*Exercise instructions*. Each line below should be retyped exactly, with no pictures.

*Material provided*.
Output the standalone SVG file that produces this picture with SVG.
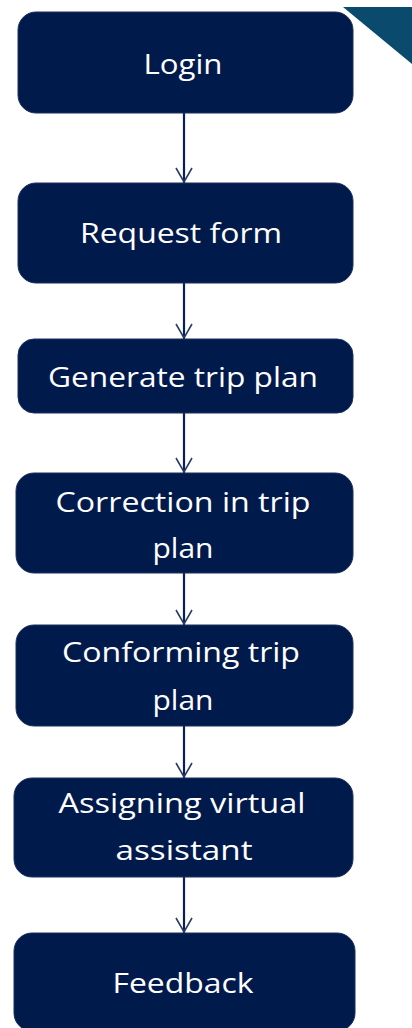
<svg xmlns="http://www.w3.org/2000/svg" width="412" height="1028" viewBox="0 0 412 1028">
<defs>
<style>
.node rect { fill: #001a4c; stroke: #1a2e5c; stroke-width: 1; }
.node text { fill: #ffffff; font-family: "Open Sans", "Liberation Sans", sans-serif; font-size: 28px; text-anchor: middle; }
.edge line { stroke: #0a1f52; stroke-width: 2.2; }
.edge path { fill: none; stroke: #2a3d66; stroke-width: 1.6; }
</style>
</defs>
<rect x="0" y="0" width="412" height="1028" fill="#ffffff"/>
<polygon points="343,7 412,7 412,64" fill="#0a4a6c"/>
<g id="connectors">
<g class="edge"><line x1="184" y1="113" x2="184" y2="183"/><path d="M176,168 L184,182 L192,168"/></g>
<g class="edge"><line x1="184" y1="283" x2="184" y2="339"/><path d="M176,324 L184,338 L192,324"/></g>
<g class="edge"><line x1="184" y1="413" x2="184" y2="473"/><path d="M176,458 L184,472 L192,458"/></g>
<g class="edge"><line x1="184" y1="573" x2="184" y2="625"/><path d="M176,610 L184,624 L192,610"/></g>
<g class="edge"><line x1="184" y1="726" x2="184" y2="778"/><path d="M176,763 L184,777 L192,763"/></g>
<g class="edge"><line x1="184" y1="877" x2="184" y2="933"/><path d="M176,918 L184,932 L192,918"/></g>
</g>
<g id="login" class="node"><rect x="18" y="12" width="335" height="101" rx="18"/><text x="183" y="74" textLength="79" lengthAdjust="spacingAndGlyphs">Login</text></g>
<g id="request-form" class="node"><rect x="18" y="183" width="335" height="100" rx="18"/><text x="181" y="243" textLength="202" lengthAdjust="spacingAndGlyphs">Request form</text></g>
<g id="generate-trip-plan" class="node"><rect x="18" y="339" width="335" height="74" rx="16"/><text x="183" y="387" textLength="270" lengthAdjust="spacingAndGlyphs">Generate trip plan</text></g>
<g id="correction" class="node"><rect x="16" y="473" width="337" height="100" rx="18"/><text x="183" y="512" textLength="255" lengthAdjust="spacingAndGlyphs">Correction in trip</text><text x="183" y="558" textLength="61" lengthAdjust="spacingAndGlyphs">plan</text></g>
<g id="conforming" class="node"><rect x="16" y="625" width="337" height="101" rx="18"/><text x="181" y="662" textLength="238" lengthAdjust="spacingAndGlyphs">Conforming trip</text><text x="183" y="710" textLength="61" lengthAdjust="spacingAndGlyphs">plan</text></g>
<g id="assigning" class="node"><rect x="14" y="778" width="339" height="99" rx="18"/><text x="182" y="813" textLength="247" lengthAdjust="spacingAndGlyphs">Assigning virtual</text><text x="184" y="860" textLength="137" lengthAdjust="spacingAndGlyphs">assistant</text></g>
<g id="feedback" class="node"><rect x="14" y="933" width="341" height="98" rx="18"/><text x="183" y="993" textLength="141" lengthAdjust="spacingAndGlyphs">Feedback</text></g>
</svg>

*In response*.
Output the standalone SVG file that produces this picture with SVG.
<svg xmlns="http://www.w3.org/2000/svg" width="412" height="1028" viewBox="0 0 412 1028">
<defs>
<style>
.node rect { fill: #001a4c; stroke: #1a2e5c; stroke-width: 1; }
.node text { fill: #ffffff; font-family: "Open Sans", "Liberation Sans", sans-serif; font-size: 28px; text-anchor: middle; }
.edge line { stroke: #0a1f52; stroke-width: 2.2; }
.edge path { fill: none; stroke: #2a3d66; stroke-width: 1.6; }
</style>
</defs>
<rect x="0" y="0" width="412" height="1028" fill="#ffffff"/>
<polygon points="343,7 412,7 412,64" fill="#0a4a6c"/>
<g id="connectors">
<g class="edge"><line x1="184" y1="113" x2="184" y2="183"/><path d="M176,168 L184,182 L192,168"/></g>
<g class="edge"><line x1="184" y1="283" x2="184" y2="339"/><path d="M176,324 L184,338 L192,324"/></g>
<g class="edge"><line x1="184" y1="413" x2="184" y2="473"/><path d="M176,458 L184,472 L192,458"/></g>
<g class="edge"><line x1="184" y1="573" x2="184" y2="625"/><path d="M176,610 L184,624 L192,610"/></g>
<g class="edge"><line x1="184" y1="726" x2="184" y2="778"/><path d="M176,763 L184,777 L192,763"/></g>
<g class="edge"><line x1="184" y1="877" x2="184" y2="933"/><path d="M176,918 L184,932 L192,918"/></g>
</g>
<g id="login" class="node"><rect x="18" y="12" width="335" height="101" rx="18"/><text x="183" y="74" textLength="79" lengthAdjust="spacingAndGlyphs">Login</text></g>
<g id="request-form" class="node"><rect x="18" y="183" width="335" height="100" rx="18"/><text x="181" y="243" textLength="202" lengthAdjust="spacingAndGlyphs">Request form</text></g>
<g id="generate-trip-plan" class="node"><rect x="18" y="339" width="335" height="74" rx="16"/><text x="183" y="387" textLength="270" lengthAdjust="spacingAndGlyphs">Generate trip plan</text></g>
<g id="correction" class="node"><rect x="16" y="473" width="337" height="100" rx="18"/><text x="183" y="512" textLength="255" lengthAdjust="spacingAndGlyphs">Correction in trip</text><text x="183" y="558" textLength="61" lengthAdjust="spacingAndGlyphs">plan</text></g>
<g id="conforming" class="node"><rect x="16" y="625" width="337" height="101" rx="18"/><text x="181" y="662" textLength="238" lengthAdjust="spacingAndGlyphs">Conforming trip</text><text x="183" y="710" textLength="61" lengthAdjust="spacingAndGlyphs">plan</text></g>
<g id="assigning" class="node"><rect x="14" y="778" width="339" height="99" rx="18"/><text x="182" y="813" textLength="247" lengthAdjust="spacingAndGlyphs">Assigning virtual</text><text x="184" y="860" textLength="137" lengthAdjust="spacingAndGlyphs">assistant</text></g>
<g id="feedback" class="node"><rect x="14" y="933" width="341" height="98" rx="18"/><text x="183" y="993" textLength="141" lengthAdjust="spacingAndGlyphs">Feedback</text></g>
</svg>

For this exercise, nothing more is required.